The road to publication: signing with a literary agent

It has taken seven years, five manuscripts and one book deal to get to this point, but I have finally signed with a literary agent. And I couldn’t be happier!

I am now represented by Camilla Shestopal from Shesto Literary.

The first time I spoke to a literary agent was at Jericho Writers’ Festival of Writing in 2014. As part of the weekend package, you could book two one-to-one sessions with literary agents to get some feedback on your work. I was so nervous, but the agents were both lovely and asked to see more of my manuscript.

Over the ensuing years, I have sent probably close to 100 submissions to literary agents and done several one-to-one meetings. Most agents want a submission package of the first three chapters, a covering letter and a synopsis. If you want any advice on writing a synopsis, I recommend Write a Great Synopsis by Nicola Morgan.

There is a lot of waiting involved with submitting to agents. Some don’t get back to you at all; sometimes you will receive a ‘form rejection’, which is a standard response without any specific feedback on your work or, if you are lucky, you might get a personal rejection explaining what they liked or didn’t like about your book.

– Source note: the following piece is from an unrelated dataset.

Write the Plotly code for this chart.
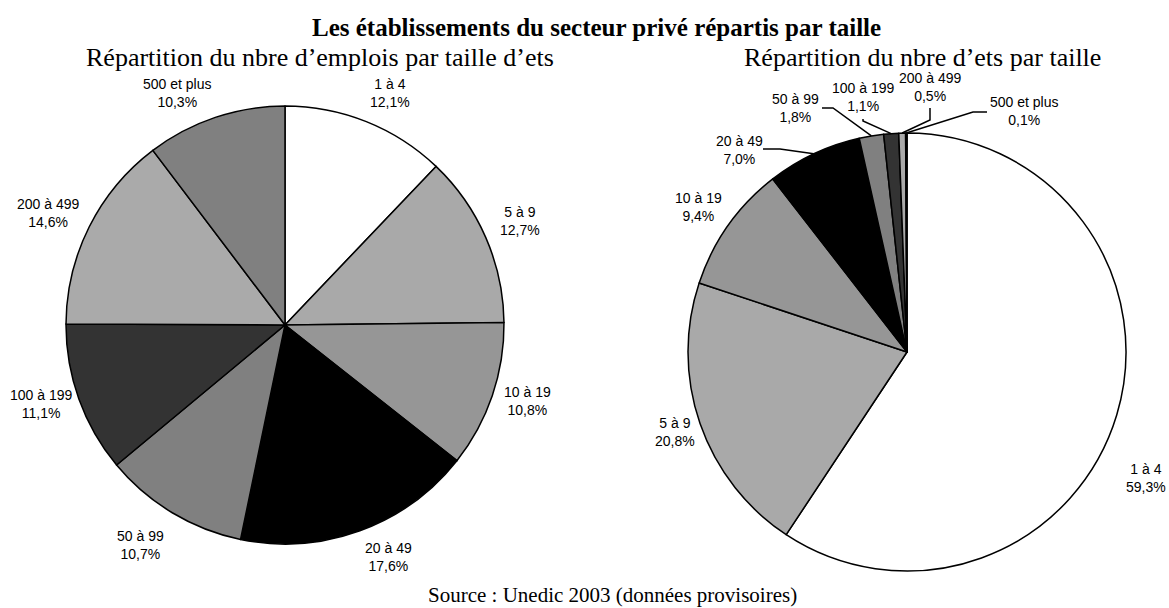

Rejections are part of the writing life. They’re rarely personal. My way of dealing with them is to put them in a folder and never look at them again! (Unless they contain some helpful feedback of course.)

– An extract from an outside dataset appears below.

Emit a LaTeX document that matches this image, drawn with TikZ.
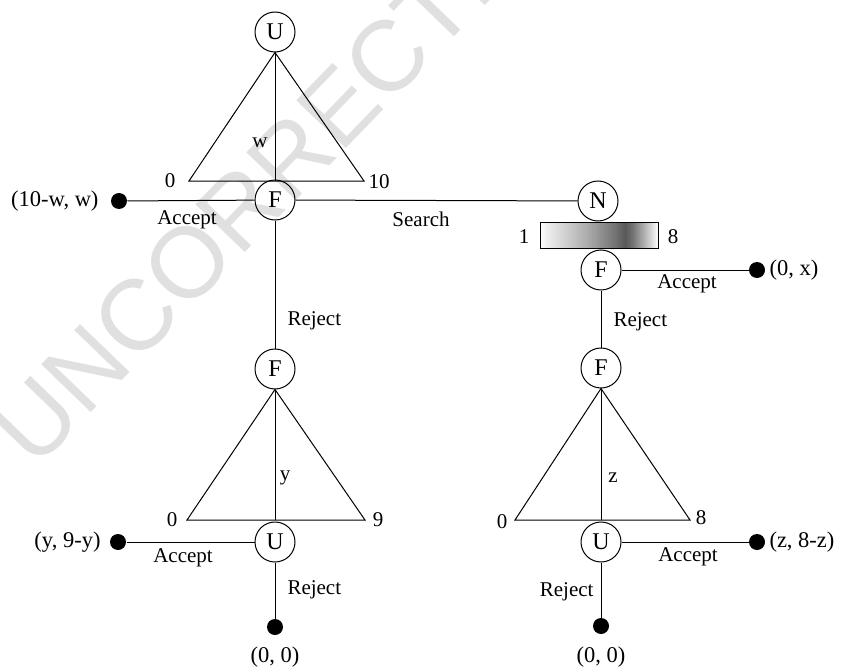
\documentclass[tikz,border=0pt]{standalone}
\usepackage{fontspec}
\setmainfont{Liberation Serif}
\newfontfamily\wmfont{Liberation Sans}
\usetikzlibrary{fadings}
\pgfdeclarehorizontalshading{barshade}{100bp}{color(0bp)=(white); color(25bp)=(white); color(28bp)=(black!10); color(45bp)=(black!50); color(57bp)=(black!85); color(61bp)=(black); color(64bp)=(black!85); color(70bp)=(black!40); color(75bp)=(white); color(100bp)=(white)}
\tikzfading[name=vfade, top color=transparent!65, middle color=transparent!100, bottom color=transparent!65]
\begin{document}
\begin{tikzpicture}[x=1pt,y=-1pt, line width=1pt,
  every node/.style={font=\fontsize{21}{25}\selectfont},
  player/.style={draw, circle, minimum size=40pt, inner sep=0pt, font=\fontsize{24}{28}\selectfont},
  term/.style={circle, fill=black, minimum size=16pt, inner sep=0pt},
  lbl/.style={inner sep=0pt},
  pay/.style={inner sep=0pt, font=\fontsize{22.5}{27}\selectfont}]
\useasboundingbox (0,0) rectangle (841,669);
% watermark
\node[rotate=46, anchor=base west, text=black!12, inner sep=0pt,
  font=\wmfont\fontsize{100}{100}\selectfont] (wm) at (35,471) {UNCORRECTED PROOF};

% ---- top subtree
\node[player] (U1) at (275,32) {U};
\node[player] (F1) at (275,200) {F};
\coordinate (T1L) at (189,181);
\coordinate (T1R) at (364,181);
\coordinate (T1M) at (275,181);
\draw (U1.south) -- (T1L) -- (T1R) -- cycle;
\draw (U1.south) -- (T1M);
\node[lbl] (w) at (260,143) {w};
\node[lbl] (z1) at (170,181) {0};
\node[lbl] (t1) at (379,182) {10};
\node[term] (A1) at (119,201) {};
\node[pay, anchor=east] (A1t) at (99,201) {(10-w, w)};
\draw (A1) -- (F1);
\node[lbl] (acc1) at (187,220) {Accept};

% ---- search to N
\node[player] (N) at (598,201) {N};
\draw (F1) -- (N);
\node[lbl] (srch) at (421,219) {Search};
\shade[shading=barshade] (540,222) rectangle (658,248);
\fill[white, path fading=vfade] (540,222) rectangle (658,248);
\node[draw, minimum width=118pt, minimum height=26pt, inner sep=0pt, line width=0.8pt] (bar) at (599,235) {};
\node[lbl] (b1) at (524,237) {1};
\node[lbl] (b8) at (673,237) {8};

% ---- right branch
\node[player] (F2) at (601,270) {F};
\node[term] (A2) at (757,270) {};
\node[pay, anchor=west] (A2t) at (769,270) {(0, x)};
\draw (F2) -- (A2);
\node[lbl] (acc2) at (687,284) {Accept};
\node[player] (F3) at (601,368) {F};
\draw (F2) -- (F3);
\node[lbl, anchor=west] (rej2) at (613,322) {Reject};
\coordinate (T3L) at (515,520);
\coordinate (T3R) at (690,520);
\coordinate (T3M) at (601,520);
\draw (F3.south) -- (T3L) -- (T3R) -- cycle;
\draw (F3.south) -- (T3M);
\node[lbl] (zl) at (613,478) {z};
\node[lbl] (z3) at (502,522) {0};
\node[lbl] (e3) at (701,518) {8};
\node[player] (U3) at (601,542) {U};
\node[term] (A3) at (757,542) {};
\node[pay, anchor=west] (A3t) at (769,542) {(z, 8-z)};
\draw (U3) -- (A3);
\node[lbl] (acc3) at (688,557) {Accept};
\node[term] (R3) at (601,626) {};
\draw (U3) -- (R3);
\node[lbl, anchor=east] (rej3) at (594,592) {Reject};
\node[pay] (R3t) at (601,657) {(0, 0)};

% ---- left branch
\node[player] (F4) at (275,369) {F};
\draw (F1) -- (F4);
\node[lbl, anchor=west] (rej1) at (287,321) {Reject};
\coordinate (T2L) at (187,520);
\coordinate (T2R) at (365,520);
\coordinate (T2M) at (275,520);
\draw (F4.south) -- (T2L) -- (T2R) -- cycle;
\draw (F4.south) -- (T2M);
\node[lbl] (yl) at (285,478) {y};
\node[lbl] (z2) at (172,520) {0};
\node[lbl] (n2) at (378,520) {9};
\node[player] (U2) at (275,542) {U};
\node[term] (A4) at (118,542) {};
\node[pay, anchor=east] (A4t) at (101,542) {(y, 9-y)};
\draw (U2) -- (A4);
\node[lbl] (acc4) at (183,558) {Accept};
\node[term] (R2) at (275,627) {};
\draw (U2) -- (R2);
\node[lbl, anchor=west] (rej4) at (287,590) {Reject};
\node[pay] (R2t) at (275,657) {(0, 0)};
\end{tikzpicture}
\end{document}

Or…you might get a full manuscript request. If you get one of those, you should definitely celebrate! Literary agents get thousands of submissions per year, so your work has stood out.

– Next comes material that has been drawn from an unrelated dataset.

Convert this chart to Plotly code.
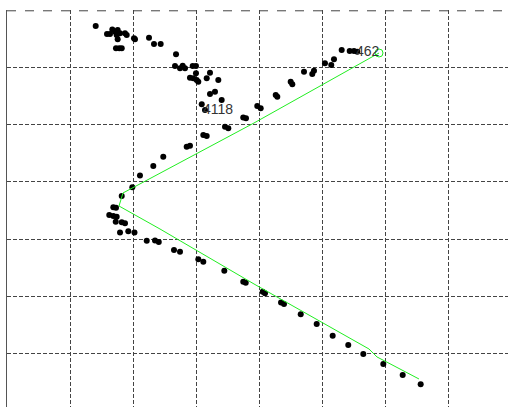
import plotly.graph_objects as go

# Measured trajectory samples
x_pts = [
    1.405, 1.584, 1.631, 1.668, 1.711, 1.753, 1.737, 1.753, 1.790, 1.869, 1.896,
    1.726, 1.779, 1.817, 2.011, 2.027, 2.249, 2.328, 2.434, 2.677,
    2.661, 2.740, 2.783, 2.819, 2.941, 2.993, 2.993, 2.898, 2.951, 3.004, 3.030,
    3.163, 3.215, 3.347, 3.215, 3.294, 3.400, 3.084, 3.136,
    3.742, 3.785, 3.453, 3.505, 3.109, 3.163, 2.846, 2.898, 2.475, 2.317, 2.106,
    1.985, 1.817, 1.684, 1.726, 1.620, 1.684, 1.737, 1.722, 1.817, 1.869,
    1.790, 1.921, 2.019, 2.213, 2.344, 2.404, 2.645, 2.740, 3.030, 3.109,
    3.442, 3.742, 3.781, 4.050, 4.086, 4.340, 4.387, 4.652, 4.905, 5.158,
    5.405, 5.643, 5.960, 6.267, 6.552,
    3.964, 4.018, 4.256, 4.281, 4.493, 4.519, 4.704, 4.835, 4.862,
    5.036, 5.136, 5.179, 5.301, 5.428, 5.496, 5.548,
]
y_pts = [
    6.721, 6.581, 6.581, 6.660, 6.622, 6.651, 6.564, 6.489, 6.594, 6.594, 6.564,
    6.332, 6.332, 6.332, 6.506, 6.489, 6.517, 6.407, 6.407, 6.227,
    6.023, 5.983, 6.029, 5.983, 6.023, 6.023, 5.896, 5.819, 5.809, 5.779, 5.749,
    5.809, 5.906, 5.779, 5.535, 5.575, 5.430, 5.355, 5.256,
    5.125, 5.111, 4.965, 4.937, 4.820, 4.802, 4.616, 4.633, 4.441, 4.279, 4.113,
    3.908, 3.756, 3.559, 3.552, 3.424, 3.407, 3.395, 3.308, 3.297, 3.280,
    3.119, 3.140, 3.119, 2.976, 2.980, 2.954, 2.814, 2.784, 2.652, 2.610,
    2.453, 2.261, 2.244, 2.087, 2.059, 1.898, 1.872, 1.693, 1.523, 1.319,
    1.157, 1.000, 0.826, 0.634, 0.472,
    5.326, 5.285, 5.517, 5.488, 5.749, 5.704, 5.924, 5.884, 5.941,
    6.070, 6.041, 6.140, 6.302, 6.285, 6.285, 6.273,
]

# Fitted path through the samples
fit_x = [5.892, 3.912, 1.837, 1.774, 2.423, 3.912, 5.733, 5.860, 6.525]
fit_y = [6.250, 5.029, 3.808, 3.581, 3.180, 2.221, 1.087, 0.948, 0.564]

# Sample index labels
label_text = ["4118", "462"]
label_x = [3.065, 5.500]
label_y = [5.270, 6.285]

fig = go.Figure()

fig.add_trace(go.Scatter(
    x=x_pts, y=y_pts, mode="markers",
    marker=dict(color="black", size=6, line=dict(width=0)),
    hoverinfo="skip",
))

fig.add_trace(go.Scatter(
    x=fit_x, y=fit_y, mode="lines",
    line=dict(color="#22ee22", width=1),
    hoverinfo="skip",
))

# Open circle at the start of the fitted path
fig.add_trace(go.Scatter(
    x=fit_x[:1], y=fit_y[:1], mode="markers",
    marker=dict(symbol="circle-open", color="#22ee22", size=8, line=dict(width=1)),
    hoverinfo="skip",
))

for t, lx, ly in zip(label_text, label_x, label_y):
    fig.add_annotation(
        x=lx, y=ly, text=t, showarrow=False,
        xanchor="left", yanchor="middle",
        font=dict(family="Liberation Sans, Arial", size=14, color="#333333"),
    )

GRID_COLOR = "#444444"
GRID_DASH = "4px,2px"

# Frame edge along the top, dashed like the grid
fig.add_shape(
    type="line", xref="paper", yref="paper", x0=0, x1=1, y0=0.998, y1=0.998,
    line=dict(color=GRID_COLOR, width=1, dash="dash"), layer="above",
)

grid_style = dict(
    showgrid=True, gridcolor=GRID_COLOR, gridwidth=1, griddash=GRID_DASH,
    zeroline=False, showticklabels=False, ticks="", dtick=1, tick0=0,
)

fig.update_layout(
    width=508, height=407,
    margin=dict(l=7, r=0, t=10, b=0),
    paper_bgcolor="white", plot_bgcolor="white",
    showlegend=False,
    xaxis=dict(range=[0.0, 7.935], showline=False, **grid_style),
    yaxis=dict(range=[0.075, 7.0], showline=True, linecolor="#555555",
               linewidth=1, **grid_style),
)

fig.write_html("out.html")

I’ve had a few near misses in the past. Literary agents who were interested in my work, but not enough to take me on.

Camilla Shestopal was the first agent to respond with a ‘revise and resubmit’ which was a full page of editorial notes about how she thought I could improve the book. I agreed with almost all of the changes, so I was happy to implement them and write another draft.

I worked on the book, with Camilla’s suggestions, for several months before she finally asked to meet me. Due to lockdown restrictions, this took place on Zoom.

To prepare for the meeting, I read two books that were very helpful:

Getting Published by Harry Bingham

Getting Published is Just the Beginning by Rhoda S Baxter

This helped me to prepare some questions and know what to expect from the meeting. Although I was nervous, it went very well, and she offered me representation! We chatted about the book, and what would happen next, and a few hours later she sent me a contract to sign.

I couldn’t be happier to have an agent. I got my first book deal without one, but I feel much more confident going into the process with my second book with an agent by my side.